Guidelines for the Installation of Key Vaults

In order to provide an efficient system for building access in emergency situations and limit property damage from forced entry, the following guidelines are recommended:

  1. Key vaults must be an approved type made of heavy duty or extra heavy-duty construction.
  2. Key vault locations should be approved by the Fire Department PRIOR to installation. For the key vault system to be effective, the following items should be considered:
    • Key vaults should be mounted adjacent to the primary point of first response to the premises for emergency access; typically this is the main entry door.Consideration in placement should be given to the location of Fire Department access roads, and other fire protection control equipment.
    • Key vaults should, in all cases, be mounted within ten-feet of the designated entry. Key vaults should be visible to first responders approaching the door.
    • Key vaults should not be visually or physically obstructed by landscaping or architectural elements.
    • Key vaults should not be mounted more than six-feet, nor less than five-feet above the surface level of the designated entry.
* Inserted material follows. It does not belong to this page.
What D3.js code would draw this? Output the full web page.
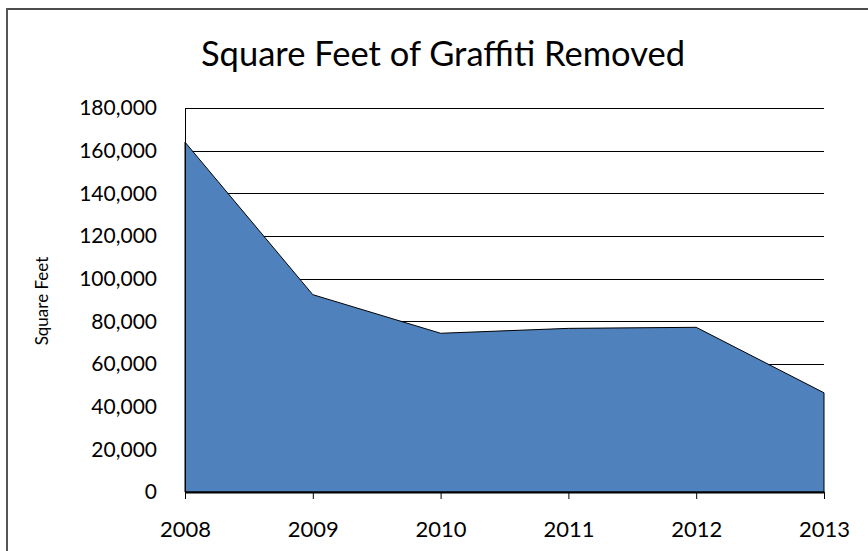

Approval may be granted for other heights based on special circumstances.
    • To promptly identify your building as one that uses a key vault, and to prevent forced entry by emergency personnel, we require Fire Department alert decals (e.g. Knox Company stock #1001) on each exterior door or door frame of the building near the lock cylinder. Regarding label placement for a group of doors, one label for each pair of doors or a group of contiguous doors should suffice.
  3. Three full sets of keys are required. Keys necessary for entry shall be properly labeled and attached to a substantially constructed key ring. Additional keys for fire protection equipment are required in the key vault.
  4. To prevent the key vault door from binding with the keys inside, all keys should be placed on the hook at the back of the box.
  5. It is recommended that all key vaults be electronically supervised to detect unauthorized entry. The City of Madison accepts no liability for security breeches resulting from the use of the key vault system. This system appears to be the best available for addressing the complicated problem of building access; however, no system should be considered infallible.